Nos anos 1960, a especulação imobiliária volta os olhos para a faixa marítima, renegada por décadas. Em sequência, ocorrem a instalação de vários clubes sociais no litoral, a construção em 1963 da Avenida Beira-Mar, a valorização do bairro do Meireles, e a formação dos calçadões da Praia de Iracema, do Futuro e da Leste-Oeste, nos anos 1980.
A região da Barra do Ceará ganha vários conjuntos habitacionais nos anos 1970, como o Polar, dos Bancários e Nova Assunção. Em paralelo, adeptas da verticalização, famílias de classe média sem orçamento para adquirir imóveis na Aldeota passam a buscar áreas como Varjota, Papicu e Praia do Futuro.
Com a instalação de mais linhas de ônibus, a população passa a ter opção de residir em locais mais afastados do Centro, principalmente nas porções oeste e sul da Capital.
O período de 1960 a 1980 é marcado pela política de industrialização da Superintendência do Desenvolvimento do Nordeste (Sudene) via apoios fiscais. Instalam-se as primeiras indústrias incentivadas e conjuntos habitacionais na Região Metropolitana de Fortaleza (RMF), criada em 1973, provocando a expansão migratória para cidades como Caucaia e Maracanaú, em função do trabalho formal e informal.



Veja, abaixo, os anos de reconhecimento oficial da nomenclatura de bairros atuais, conforme o sistema legislativo da Câmara Municipal de Fortaleza (CMFor):
- 1948 - Carlito Pamplona
- 1951 - Padre Andrade
- 1952 - Amadeu Furtado
- 1956 - Couto Fernandes, Fátima e bairro Ellery
- 1959 - Dias Macedo
- 1963 - Henrique Jorge
- 1965 - Álvaro Weyne
- 1966 - Rodolfo Teófilo
- 1967 - Demócrito Rocha e Dionísio Torres
- 1968 - Luciano Cavalcante, Olavo Oliveira e Manuel Sátiro
- 1970 - Jardim Guanabara
- 1971 - Autran Nunes e Conjunto José Walter
- 1975 - Moura Brasil e Cristo Redentor
- 1976 - Boa Vista/Castelão
- 1977 - João XXIII
- 1978 - Dom Lustosa
- 1981 - Parque Genibaú
- 1982 - Presidente Vargas
- 1983 - Edson Queiroz
- 1988 - Parquelândia
- 2000 - Maraponga
- 2003 - Planalto Ayrton Senna
- 2005 - Bairro de Lourdes
- 2007 - Jardim Iracema, Manuel Dias Branco e José de Alencar
- 2008 - São Bento
- 2009 - Pan-Americano, Bela Vista, Parque Santa Maria, Passaré e Granja Portugal
- 2019 - Novo Mondubim e Aracapé
Desde os anos 1990, a RMF se amplia com a incorporação de novos municípios e modernização de rodovias, portos e aeroportos. Para atrair investimentos, sucessivos Governos decidem abrir, duplicar e ampliar estradas, como a CE-040, CE-060, CE-085, BR-116, BR-222 e BR-020, assim como anéis viários.

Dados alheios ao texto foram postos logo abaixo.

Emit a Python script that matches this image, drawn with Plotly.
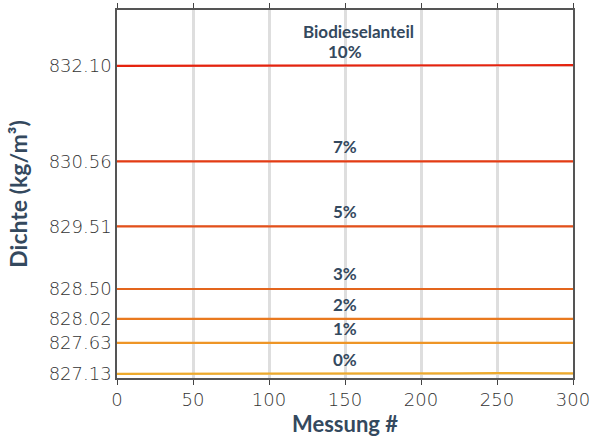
import plotly.graph_objects as go

messung = [0, 25, 50, 75, 100, 125, 150, 175, 200, 225, 250, 275, 300]

anteil_labels = ["0%", "1%", "2%", "3%", "5%", "7%", "10%"]
dichte_0 = [827.13, 827.13, 827.13, 827.135, 827.135, 827.135, 827.135, 827.135, 827.14, 827.14, 827.145, 827.14, 827.14]
dichte_1 = [827.63, 827.63, 827.63, 827.63, 827.63, 827.63, 827.63, 827.63, 827.63, 827.63, 827.63, 827.63, 827.63]
dichte_2 = [828.02, 828.02, 828.02, 828.02, 828.02, 828.02, 828.02, 828.02, 828.02, 828.02, 828.02, 828.02, 828.02]
dichte_3 = [828.50, 828.50, 828.50, 828.50, 828.50, 828.51, 828.51, 828.50, 828.50, 828.50, 828.50, 828.50, 828.50]
dichte_5 = [829.51, 829.51, 829.51, 829.51, 829.51, 829.51, 829.51, 829.51, 829.51, 829.51, 829.51, 829.51, 829.51]
dichte_7 = [830.56, 830.56, 830.56, 830.56, 830.56, 830.56, 830.56, 830.56, 830.56, 830.56, 830.56, 830.56, 830.56]
dichte_10 = [832.10, 832.10, 832.10, 832.10, 832.10, 832.10, 832.10, 832.10, 832.10, 832.10, 832.10, 832.11, 832.11]

series = [dichte_0, dichte_1, dichte_2, dichte_3, dichte_5, dichte_7, dichte_10]
colors = ["#eeaa2c", "#ee9526", "#e9791f", "#e3651d", "#e4501a", "#e43c14", "#e5230e"]

y_ticks = [827.13, 827.63, 828.02, 828.50, 829.51, 830.56, 832.10]
y_ticktext = ["827.13", "827.63", "828.02", "828.50", "829.51", "830.56", "832.10"]
x_ticks = [0, 50, 100, 150, 200, 250, 300]

title_col = "#34495e"
fig = go.Figure()
for name, ys, c in zip(anteil_labels, series, colors):
    fig.add_trace(go.Scatter(x=messung, y=ys, mode="lines", name=name,
                             line=dict(color=c, width=2.2), showlegend=False))

for name, ys in zip(anteil_labels, series):
    fig.add_annotation(x=150, y=ys[6], text="<b>%s</b>" % name, showarrow=False,
                       yanchor="bottom", yshift=2,
                       font=dict(family="Lato", size=17, color=title_col))
fig.add_annotation(x=150, y=dichte_10[6], text="<b>Biodieselanteil</b>", showarrow=False,
                   yanchor="bottom", yshift=22, xshift=13,
                   font=dict(family="Lato", size=17, color=title_col))

axis_font = dict(family="DejaVu Sans", size=18, color="#333333", weight=200)
fig.update_layout(
    width=598, height=437,
    margin=dict(l=117, r=25, t=10, b=59, autoexpand=False),
    plot_bgcolor="white", paper_bgcolor="white",
    xaxis=dict(range=[0, 300], tickvals=x_ticks, ticks="outside", ticklen=5,
               tickcolor="#444", showline=True, linecolor="#555", linewidth=1.5,
               mirror="ticks", showgrid=True, gridcolor="#dedede", gridwidth=3,
               zeroline=False, tickfont=axis_font, automargin=False,
               title=dict(text="<b>Messung #</b>",
                          font=dict(family="Lato", size=22, color=title_col))),
    yaxis=dict(range=[827.065, 833.0], tickvals=y_ticks, ticktext=y_ticktext,
               ticks="", showline=True, linecolor="#555", linewidth=1.5, mirror=True,
               showgrid=True, gridcolor="#e6e6e6", gridwidth=2, zeroline=False,
               tickfont=axis_font, automargin=False,
               title=dict(text="<b>Dichte (kg/m³)</b>",
                          font=dict(family="Lato", size=23, color=title_col))),
)
fig.write_html("out.html", config={"displayModeBar": False},
               post_script="document.body.style.margin='0';")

Ainda hoje, Fortaleza cresce rumo a bairros do leste e sudeste, como Edson Queiroz, Luciano Cavalcante, Cidade dos Funcionários, Cambeba e Messejana. No entanto, o professor Gleudson Passos aponta desigualdades históricas e sugere tanto mais equidade quanto melhor distribuição dos serviços públicos.

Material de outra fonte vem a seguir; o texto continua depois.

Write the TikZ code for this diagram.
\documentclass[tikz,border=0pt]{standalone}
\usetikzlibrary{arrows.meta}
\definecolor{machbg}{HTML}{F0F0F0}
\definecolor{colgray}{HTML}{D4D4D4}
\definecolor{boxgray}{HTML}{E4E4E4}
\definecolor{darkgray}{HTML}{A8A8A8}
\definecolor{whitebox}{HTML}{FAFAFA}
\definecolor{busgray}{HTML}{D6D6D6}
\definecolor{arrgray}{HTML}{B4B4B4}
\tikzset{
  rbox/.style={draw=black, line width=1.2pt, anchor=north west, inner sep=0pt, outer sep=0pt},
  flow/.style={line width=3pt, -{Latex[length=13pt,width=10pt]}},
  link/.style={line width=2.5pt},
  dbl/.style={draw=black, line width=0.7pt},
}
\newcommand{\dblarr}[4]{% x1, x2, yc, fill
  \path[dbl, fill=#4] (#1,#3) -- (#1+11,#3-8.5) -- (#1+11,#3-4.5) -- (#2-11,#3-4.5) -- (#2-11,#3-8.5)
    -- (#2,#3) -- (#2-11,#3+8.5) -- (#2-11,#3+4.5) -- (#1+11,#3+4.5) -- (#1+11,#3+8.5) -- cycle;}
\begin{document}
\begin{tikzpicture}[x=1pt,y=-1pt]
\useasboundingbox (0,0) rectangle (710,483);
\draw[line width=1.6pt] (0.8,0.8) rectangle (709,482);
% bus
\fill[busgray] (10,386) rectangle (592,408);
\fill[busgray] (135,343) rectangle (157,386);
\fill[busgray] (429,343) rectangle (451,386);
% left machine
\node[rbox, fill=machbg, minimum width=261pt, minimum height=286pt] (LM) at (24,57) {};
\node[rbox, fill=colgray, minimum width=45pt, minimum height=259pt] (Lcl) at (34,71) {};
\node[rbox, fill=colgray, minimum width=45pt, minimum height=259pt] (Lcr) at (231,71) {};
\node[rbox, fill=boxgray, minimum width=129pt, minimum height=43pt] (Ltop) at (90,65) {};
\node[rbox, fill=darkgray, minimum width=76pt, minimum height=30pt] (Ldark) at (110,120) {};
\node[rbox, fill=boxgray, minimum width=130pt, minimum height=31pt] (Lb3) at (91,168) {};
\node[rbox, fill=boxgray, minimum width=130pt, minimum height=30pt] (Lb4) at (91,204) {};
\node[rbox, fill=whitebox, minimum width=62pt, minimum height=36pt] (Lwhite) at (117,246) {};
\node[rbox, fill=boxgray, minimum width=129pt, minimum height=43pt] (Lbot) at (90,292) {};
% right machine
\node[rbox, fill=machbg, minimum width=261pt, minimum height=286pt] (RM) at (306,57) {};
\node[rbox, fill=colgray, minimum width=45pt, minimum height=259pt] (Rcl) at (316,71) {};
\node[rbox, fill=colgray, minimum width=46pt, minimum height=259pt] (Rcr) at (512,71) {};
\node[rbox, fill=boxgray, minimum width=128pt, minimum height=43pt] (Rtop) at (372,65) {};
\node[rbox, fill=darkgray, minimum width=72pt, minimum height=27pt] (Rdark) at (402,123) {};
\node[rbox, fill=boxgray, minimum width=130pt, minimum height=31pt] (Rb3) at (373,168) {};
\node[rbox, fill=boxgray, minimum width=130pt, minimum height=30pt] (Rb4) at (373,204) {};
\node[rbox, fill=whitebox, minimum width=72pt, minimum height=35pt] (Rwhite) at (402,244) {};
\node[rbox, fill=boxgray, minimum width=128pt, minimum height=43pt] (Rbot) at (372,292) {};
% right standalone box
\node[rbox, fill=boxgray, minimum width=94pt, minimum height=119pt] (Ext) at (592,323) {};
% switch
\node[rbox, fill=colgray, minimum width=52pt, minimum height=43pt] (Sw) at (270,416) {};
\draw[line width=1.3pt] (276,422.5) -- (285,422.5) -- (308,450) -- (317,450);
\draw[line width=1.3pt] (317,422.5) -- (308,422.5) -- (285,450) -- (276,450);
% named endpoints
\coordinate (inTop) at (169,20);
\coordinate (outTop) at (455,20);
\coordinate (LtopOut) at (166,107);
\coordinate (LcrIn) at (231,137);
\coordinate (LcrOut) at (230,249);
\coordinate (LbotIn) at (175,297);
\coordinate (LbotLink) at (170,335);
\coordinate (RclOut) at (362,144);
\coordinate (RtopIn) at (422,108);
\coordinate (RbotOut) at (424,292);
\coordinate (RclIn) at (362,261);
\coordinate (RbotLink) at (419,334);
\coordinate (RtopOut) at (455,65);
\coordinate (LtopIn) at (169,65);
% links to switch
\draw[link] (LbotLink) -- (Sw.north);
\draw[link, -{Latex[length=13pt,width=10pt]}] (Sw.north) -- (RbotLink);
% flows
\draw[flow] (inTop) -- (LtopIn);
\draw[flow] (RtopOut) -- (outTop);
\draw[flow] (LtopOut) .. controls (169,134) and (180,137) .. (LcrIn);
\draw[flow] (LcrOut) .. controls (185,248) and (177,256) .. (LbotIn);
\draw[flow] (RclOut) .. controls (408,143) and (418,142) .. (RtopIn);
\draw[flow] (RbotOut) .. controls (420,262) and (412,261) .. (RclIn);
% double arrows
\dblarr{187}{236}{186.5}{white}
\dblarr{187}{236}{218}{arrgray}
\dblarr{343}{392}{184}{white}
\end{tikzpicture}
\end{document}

“Nós sabemos que a área leste é mais privilegiada em termos de equipamentos e de segurança, até porque a população de classe média-média, média-alta, está situada nela. Já a região sul e a região oeste sofrem mais com o descaso, com a pouca atenção. Temos permanências de um certo abandono, por parte dos poderes públicos, de áreas mais afastadas, seja do lado relacionado à Parangaba ou do relacionado à Messejana”, avalia.